AI-generated illustration
AI-generated illustration

For anyone tracking the commercial metal AM services market, the technical demands embedded in JAMA represent the quality bar to benchmark against. Repeatable technical qualification means documented print parameters, material certification, closed-loop process monitoring, and post-process inspection that generates traceable data. Service bureaus angling for defense or aerospace work will need to match that discipline, which translates to tighter certificates of conformance, machine-level process logging, and qualification packages that resemble AS9100 workflows rather than the looser material data sheets common in prosumer-tier services today. Velo3D's five-year IDIQ gives suppliers enough runway to invest in that infrastructure.

Investors read the contract as a meaningful signal. Velo3D shares rose 10.33% in pre-market trading on March 30 to $9.90 on Nasdaq, a single-morning move that reflects how thin the qualified-supplier list for this kind of work still is.
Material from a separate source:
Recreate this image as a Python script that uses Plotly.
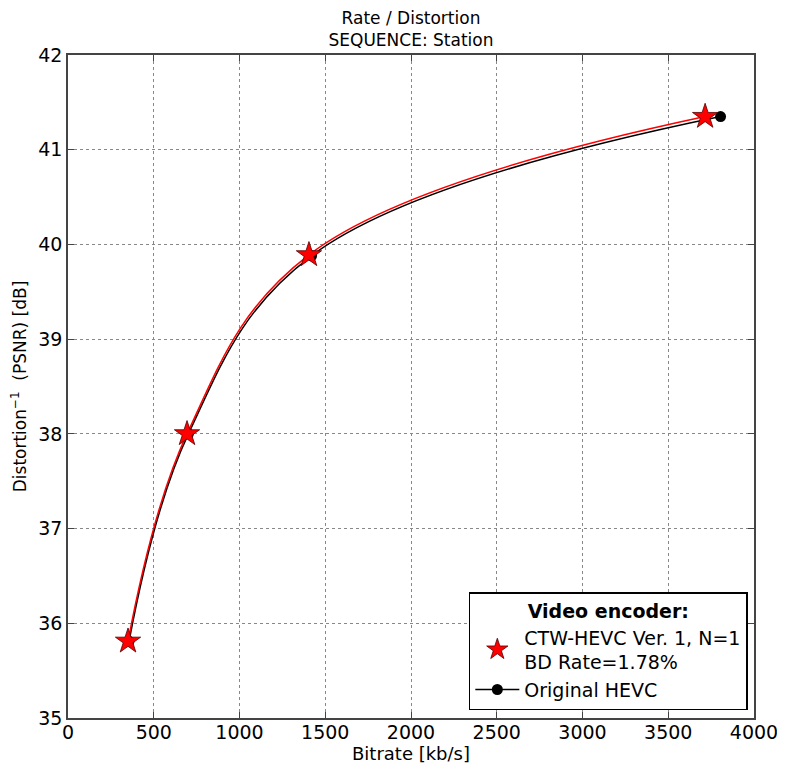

On the same day, Stratasys announced its own U.S. government contract for an initiative to accelerate qualification and deployment of 3D-printed parts across military platforms and systems, a parallel development suggesting the DoD is constructing multiple IDIQ-style acquisition lanes simultaneously rather than concentrating on a single vendor.

The practical watch list for the metal AM community covers three converging areas: price compression on LPBF service bureau quotes as higher-volume government work spreads fixed qualification costs across more parts; broader availability of certified builds in materials that match DoD part families such as titanium and nickel superalloys; and deepening investment in real-time process monitoring software that generates the traceability records JAMA-style programs will require. The qualification framework being built for the DLA today is the commercial standard arriving for everyone else tomorrow.